Thursday, March 19, 2009

Sigh......you know you're getting older when

I'm sure everyone feels like this at one point or another. I don't feel like I need a lot of attention, but lately I want to feel special, appreciated, pampered, selfish... I don't know if this has to do with turning a huge milestone without having a huge fuss made about me.

I didn't really want anything big and said as much but some special treatment would have been nice. I did get a beautiful bouquet of pink roses.... but I helped pick them out.... :(
I find it hard to deal with this kind of feelings. I tend to turn to sleep and snacking. Forgetting that I could be exercising my fustrations away, and probably make myself feel better.

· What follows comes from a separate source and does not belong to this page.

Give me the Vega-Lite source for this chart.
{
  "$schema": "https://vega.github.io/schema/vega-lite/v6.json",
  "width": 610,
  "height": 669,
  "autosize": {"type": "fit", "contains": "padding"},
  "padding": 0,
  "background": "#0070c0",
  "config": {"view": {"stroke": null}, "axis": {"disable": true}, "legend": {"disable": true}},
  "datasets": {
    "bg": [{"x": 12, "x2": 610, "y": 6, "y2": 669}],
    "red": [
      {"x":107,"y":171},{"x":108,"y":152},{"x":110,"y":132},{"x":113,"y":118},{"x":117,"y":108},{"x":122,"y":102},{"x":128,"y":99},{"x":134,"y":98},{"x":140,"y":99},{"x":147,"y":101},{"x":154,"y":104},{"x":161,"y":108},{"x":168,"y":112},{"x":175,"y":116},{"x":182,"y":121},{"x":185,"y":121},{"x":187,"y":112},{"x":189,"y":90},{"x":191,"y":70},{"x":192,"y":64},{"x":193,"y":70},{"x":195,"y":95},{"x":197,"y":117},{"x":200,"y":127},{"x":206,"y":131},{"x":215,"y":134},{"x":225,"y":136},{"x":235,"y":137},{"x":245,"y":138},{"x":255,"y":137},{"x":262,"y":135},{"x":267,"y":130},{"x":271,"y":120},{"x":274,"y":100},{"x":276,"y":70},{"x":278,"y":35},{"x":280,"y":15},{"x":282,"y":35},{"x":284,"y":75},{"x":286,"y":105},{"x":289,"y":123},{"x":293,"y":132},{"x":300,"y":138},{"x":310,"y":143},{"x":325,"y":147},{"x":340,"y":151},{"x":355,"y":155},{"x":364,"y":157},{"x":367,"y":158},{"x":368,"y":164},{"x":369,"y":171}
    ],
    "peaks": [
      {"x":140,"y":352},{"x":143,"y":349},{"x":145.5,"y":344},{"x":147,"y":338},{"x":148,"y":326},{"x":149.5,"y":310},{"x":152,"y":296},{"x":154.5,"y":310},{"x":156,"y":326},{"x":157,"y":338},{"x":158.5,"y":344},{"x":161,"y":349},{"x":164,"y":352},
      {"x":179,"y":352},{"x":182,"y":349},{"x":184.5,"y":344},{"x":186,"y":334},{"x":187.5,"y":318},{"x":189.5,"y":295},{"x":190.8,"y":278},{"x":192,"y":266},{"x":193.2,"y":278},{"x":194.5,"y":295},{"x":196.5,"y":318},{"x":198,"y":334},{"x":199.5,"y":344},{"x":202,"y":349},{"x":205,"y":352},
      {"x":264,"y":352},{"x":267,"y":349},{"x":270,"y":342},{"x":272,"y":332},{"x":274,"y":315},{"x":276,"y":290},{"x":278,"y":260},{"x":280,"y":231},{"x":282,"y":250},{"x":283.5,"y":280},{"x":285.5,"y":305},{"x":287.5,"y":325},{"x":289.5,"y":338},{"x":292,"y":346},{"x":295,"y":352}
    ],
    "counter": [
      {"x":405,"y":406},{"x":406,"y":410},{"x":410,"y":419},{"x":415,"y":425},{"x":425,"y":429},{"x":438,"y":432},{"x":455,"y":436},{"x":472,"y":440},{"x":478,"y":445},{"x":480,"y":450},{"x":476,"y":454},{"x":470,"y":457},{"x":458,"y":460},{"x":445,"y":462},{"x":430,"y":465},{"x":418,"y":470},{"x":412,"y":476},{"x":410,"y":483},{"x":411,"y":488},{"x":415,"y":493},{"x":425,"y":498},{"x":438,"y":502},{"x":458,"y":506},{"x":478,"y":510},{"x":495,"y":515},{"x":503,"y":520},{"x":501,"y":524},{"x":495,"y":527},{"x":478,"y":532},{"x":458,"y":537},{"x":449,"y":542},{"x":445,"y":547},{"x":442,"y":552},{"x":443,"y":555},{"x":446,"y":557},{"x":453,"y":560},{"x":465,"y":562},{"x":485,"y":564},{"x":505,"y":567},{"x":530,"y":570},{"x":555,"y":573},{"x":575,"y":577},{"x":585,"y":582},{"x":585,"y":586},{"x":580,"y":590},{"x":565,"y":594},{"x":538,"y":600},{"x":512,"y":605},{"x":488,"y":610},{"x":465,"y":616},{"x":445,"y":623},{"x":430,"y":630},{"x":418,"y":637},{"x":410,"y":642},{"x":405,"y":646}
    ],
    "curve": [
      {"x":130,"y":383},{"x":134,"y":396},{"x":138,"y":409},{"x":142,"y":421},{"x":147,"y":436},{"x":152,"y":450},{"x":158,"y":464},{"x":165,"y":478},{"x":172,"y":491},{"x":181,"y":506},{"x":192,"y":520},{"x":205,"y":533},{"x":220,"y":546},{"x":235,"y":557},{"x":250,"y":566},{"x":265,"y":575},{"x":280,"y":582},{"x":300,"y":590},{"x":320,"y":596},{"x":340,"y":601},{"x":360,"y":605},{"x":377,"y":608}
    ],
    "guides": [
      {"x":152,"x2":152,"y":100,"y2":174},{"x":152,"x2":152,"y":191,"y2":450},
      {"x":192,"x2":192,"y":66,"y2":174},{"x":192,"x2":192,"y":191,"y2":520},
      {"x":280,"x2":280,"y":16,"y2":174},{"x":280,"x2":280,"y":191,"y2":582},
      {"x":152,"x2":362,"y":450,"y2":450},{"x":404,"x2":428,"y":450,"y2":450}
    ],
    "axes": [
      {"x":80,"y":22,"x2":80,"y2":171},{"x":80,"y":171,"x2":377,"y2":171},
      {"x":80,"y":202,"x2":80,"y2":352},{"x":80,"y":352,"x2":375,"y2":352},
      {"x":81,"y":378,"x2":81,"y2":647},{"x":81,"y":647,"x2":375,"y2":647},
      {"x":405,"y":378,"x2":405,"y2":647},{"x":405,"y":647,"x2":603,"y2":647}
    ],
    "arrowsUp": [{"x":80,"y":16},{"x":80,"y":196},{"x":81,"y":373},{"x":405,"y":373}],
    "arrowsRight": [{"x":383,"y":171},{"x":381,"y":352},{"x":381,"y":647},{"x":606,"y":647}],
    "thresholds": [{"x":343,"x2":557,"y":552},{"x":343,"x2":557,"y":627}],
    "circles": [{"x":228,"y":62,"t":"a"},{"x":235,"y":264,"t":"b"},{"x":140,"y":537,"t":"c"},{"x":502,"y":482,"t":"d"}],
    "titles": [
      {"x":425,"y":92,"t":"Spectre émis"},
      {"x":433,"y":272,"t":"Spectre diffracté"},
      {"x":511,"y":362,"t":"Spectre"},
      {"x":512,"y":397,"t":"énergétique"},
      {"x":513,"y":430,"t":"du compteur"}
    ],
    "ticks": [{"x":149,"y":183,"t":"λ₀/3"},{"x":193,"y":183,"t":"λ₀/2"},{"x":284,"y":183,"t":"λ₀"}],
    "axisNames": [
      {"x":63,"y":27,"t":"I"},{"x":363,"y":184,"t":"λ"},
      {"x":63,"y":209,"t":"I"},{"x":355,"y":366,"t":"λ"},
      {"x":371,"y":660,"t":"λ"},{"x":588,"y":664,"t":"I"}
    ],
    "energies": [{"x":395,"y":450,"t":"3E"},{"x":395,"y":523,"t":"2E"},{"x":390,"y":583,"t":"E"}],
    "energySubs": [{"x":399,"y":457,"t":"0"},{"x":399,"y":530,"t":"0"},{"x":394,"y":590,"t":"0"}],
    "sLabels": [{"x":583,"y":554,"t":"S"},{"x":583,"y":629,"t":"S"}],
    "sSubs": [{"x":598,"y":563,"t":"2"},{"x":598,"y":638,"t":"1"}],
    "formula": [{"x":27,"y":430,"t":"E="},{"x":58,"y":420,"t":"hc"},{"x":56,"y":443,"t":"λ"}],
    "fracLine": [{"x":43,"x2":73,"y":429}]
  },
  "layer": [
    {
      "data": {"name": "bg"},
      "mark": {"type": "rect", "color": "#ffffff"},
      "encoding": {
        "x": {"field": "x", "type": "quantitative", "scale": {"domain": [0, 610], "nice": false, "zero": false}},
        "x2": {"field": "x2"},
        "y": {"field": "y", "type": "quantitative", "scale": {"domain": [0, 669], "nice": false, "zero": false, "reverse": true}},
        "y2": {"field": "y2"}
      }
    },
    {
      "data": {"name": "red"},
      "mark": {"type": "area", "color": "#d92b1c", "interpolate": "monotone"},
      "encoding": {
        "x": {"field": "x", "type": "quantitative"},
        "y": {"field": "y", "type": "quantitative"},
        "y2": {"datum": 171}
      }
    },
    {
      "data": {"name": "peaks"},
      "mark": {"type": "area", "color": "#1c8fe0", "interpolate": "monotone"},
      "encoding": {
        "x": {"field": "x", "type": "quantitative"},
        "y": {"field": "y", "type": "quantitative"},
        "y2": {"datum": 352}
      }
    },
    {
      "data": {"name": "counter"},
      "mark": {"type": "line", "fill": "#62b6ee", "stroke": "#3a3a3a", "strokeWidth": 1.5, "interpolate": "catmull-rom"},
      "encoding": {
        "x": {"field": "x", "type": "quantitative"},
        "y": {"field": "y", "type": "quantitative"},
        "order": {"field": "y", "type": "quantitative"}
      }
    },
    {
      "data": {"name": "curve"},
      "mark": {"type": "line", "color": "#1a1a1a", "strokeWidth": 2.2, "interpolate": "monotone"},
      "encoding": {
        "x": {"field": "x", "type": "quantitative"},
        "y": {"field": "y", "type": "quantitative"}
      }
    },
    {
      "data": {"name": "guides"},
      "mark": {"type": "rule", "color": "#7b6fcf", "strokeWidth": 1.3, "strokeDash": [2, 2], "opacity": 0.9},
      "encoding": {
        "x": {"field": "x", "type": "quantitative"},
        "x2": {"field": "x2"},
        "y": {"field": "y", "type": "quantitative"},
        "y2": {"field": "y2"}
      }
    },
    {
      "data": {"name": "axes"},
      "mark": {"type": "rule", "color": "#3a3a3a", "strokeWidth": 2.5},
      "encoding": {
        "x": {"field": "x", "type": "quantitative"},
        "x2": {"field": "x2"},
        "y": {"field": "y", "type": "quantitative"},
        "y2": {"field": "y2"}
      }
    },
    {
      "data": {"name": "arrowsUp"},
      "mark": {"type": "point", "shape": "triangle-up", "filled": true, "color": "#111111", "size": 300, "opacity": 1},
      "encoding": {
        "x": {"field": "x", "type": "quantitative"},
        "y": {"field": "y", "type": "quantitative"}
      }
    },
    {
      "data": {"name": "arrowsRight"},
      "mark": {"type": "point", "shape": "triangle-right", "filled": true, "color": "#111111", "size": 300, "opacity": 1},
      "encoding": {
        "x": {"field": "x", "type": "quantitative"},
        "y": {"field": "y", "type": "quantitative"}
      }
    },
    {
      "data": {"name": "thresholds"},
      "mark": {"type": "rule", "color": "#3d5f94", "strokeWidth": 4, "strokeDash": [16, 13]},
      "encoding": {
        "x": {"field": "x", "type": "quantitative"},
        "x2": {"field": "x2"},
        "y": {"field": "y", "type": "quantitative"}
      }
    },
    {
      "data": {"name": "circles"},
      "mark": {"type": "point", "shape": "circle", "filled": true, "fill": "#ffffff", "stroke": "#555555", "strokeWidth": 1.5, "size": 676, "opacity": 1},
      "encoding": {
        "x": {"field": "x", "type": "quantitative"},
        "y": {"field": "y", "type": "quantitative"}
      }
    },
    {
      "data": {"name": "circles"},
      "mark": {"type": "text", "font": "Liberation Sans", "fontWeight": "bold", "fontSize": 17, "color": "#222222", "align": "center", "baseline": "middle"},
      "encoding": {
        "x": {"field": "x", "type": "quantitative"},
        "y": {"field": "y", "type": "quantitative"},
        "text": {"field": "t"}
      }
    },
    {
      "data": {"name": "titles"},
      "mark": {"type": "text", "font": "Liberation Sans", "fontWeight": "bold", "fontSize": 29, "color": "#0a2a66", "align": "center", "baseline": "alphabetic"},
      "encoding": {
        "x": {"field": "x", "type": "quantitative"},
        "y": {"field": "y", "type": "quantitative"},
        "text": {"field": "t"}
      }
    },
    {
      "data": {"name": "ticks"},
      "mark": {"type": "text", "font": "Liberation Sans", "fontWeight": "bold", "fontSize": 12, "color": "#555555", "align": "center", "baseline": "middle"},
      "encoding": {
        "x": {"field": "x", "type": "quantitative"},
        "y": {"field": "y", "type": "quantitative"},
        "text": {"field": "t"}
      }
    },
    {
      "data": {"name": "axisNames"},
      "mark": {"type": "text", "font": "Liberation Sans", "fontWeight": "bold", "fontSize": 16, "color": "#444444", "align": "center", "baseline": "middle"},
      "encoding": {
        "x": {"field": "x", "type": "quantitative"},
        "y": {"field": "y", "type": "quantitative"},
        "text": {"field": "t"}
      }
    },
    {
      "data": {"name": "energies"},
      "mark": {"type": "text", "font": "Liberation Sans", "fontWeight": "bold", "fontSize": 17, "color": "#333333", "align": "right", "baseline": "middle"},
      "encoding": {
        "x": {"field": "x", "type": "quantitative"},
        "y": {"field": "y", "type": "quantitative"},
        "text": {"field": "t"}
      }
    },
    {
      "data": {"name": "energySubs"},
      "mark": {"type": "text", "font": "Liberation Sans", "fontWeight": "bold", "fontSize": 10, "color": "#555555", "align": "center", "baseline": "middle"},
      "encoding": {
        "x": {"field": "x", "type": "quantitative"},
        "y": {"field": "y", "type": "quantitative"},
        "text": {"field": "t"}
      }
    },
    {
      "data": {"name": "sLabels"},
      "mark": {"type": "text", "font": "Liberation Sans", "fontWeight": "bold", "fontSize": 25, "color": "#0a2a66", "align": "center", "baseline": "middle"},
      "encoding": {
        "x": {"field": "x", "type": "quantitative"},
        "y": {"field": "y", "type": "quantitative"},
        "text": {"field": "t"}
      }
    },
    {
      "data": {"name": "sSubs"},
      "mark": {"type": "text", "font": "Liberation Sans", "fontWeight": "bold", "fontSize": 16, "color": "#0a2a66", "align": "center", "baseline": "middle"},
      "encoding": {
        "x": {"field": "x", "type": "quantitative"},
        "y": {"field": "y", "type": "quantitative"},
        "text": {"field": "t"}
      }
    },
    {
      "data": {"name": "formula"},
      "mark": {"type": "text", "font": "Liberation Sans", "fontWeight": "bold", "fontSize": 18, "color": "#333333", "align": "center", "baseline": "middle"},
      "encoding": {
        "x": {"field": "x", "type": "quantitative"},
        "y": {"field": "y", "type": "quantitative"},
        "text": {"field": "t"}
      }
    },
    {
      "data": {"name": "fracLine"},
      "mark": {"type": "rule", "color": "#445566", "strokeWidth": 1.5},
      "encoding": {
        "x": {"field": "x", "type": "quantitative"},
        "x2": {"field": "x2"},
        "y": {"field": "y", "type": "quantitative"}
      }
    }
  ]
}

I am proud of myself for the choices this week with food. I have been mostly staying with in the filling foods plan and not wasting my calories on JUNK, except for that bowl of yummy Breyers Light ice cream last night...... which I found out to be the most amazing light ice cream I have ever tasted. It's only 100 calories, 0.5g fat per 1/2 cup serving. It is creamy adn tastes like regular high fat ice creams. I wish it came in Pralines and cream..... mmmm or maybe it's a good thing it doesn't ;)


Goals for today,


1) Drink 3L (have done 1L so far but there still is lots of time)


2) Go downstairs and turn on the yoga DVD, and do it. Then go for a 30 minute jog.


3) NO junk tonight, if I need a snack, choose an orange or apple.


4) Smile and enjoy the night.


Regret for the things we did can be tempered by time; it is regret for the things we did not do that is inconsolable.